Only the lines from the top of the listing below to the line that has "diag_y = [0.0, 1.0]" should be echoed, with both ends kept and pictures left out.
** START **
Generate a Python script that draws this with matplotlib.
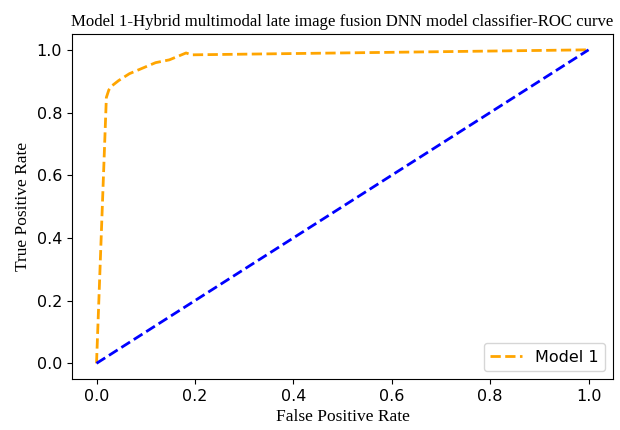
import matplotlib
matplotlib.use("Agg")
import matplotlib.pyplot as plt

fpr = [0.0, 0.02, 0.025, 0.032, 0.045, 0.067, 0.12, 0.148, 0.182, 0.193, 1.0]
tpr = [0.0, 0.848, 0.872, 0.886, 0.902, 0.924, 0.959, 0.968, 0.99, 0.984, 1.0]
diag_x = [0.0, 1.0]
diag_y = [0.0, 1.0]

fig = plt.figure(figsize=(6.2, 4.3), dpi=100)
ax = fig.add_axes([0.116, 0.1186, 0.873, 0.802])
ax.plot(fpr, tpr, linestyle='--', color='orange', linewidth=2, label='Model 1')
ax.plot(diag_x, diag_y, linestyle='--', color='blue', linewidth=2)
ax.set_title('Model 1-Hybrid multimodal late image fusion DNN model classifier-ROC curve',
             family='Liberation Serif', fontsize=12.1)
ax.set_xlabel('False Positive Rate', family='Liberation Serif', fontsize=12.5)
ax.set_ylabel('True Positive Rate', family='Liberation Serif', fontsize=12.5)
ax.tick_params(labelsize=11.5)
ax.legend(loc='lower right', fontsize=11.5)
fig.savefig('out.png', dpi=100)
** END **
_Task output_.
Generate a Python script that draws this with matplotlib.
import matplotlib
matplotlib.use("Agg")
import matplotlib.pyplot as plt

fpr = [0.0, 0.02, 0.025, 0.032, 0.045, 0.067, 0.12, 0.148, 0.182, 0.193, 1.0]
tpr = [0.0, 0.848, 0.872, 0.886, 0.902, 0.924, 0.959, 0.968, 0.99, 0.984, 1.0]
diag_x = [0.0, 1.0]
diag_y = [0.0, 1.0]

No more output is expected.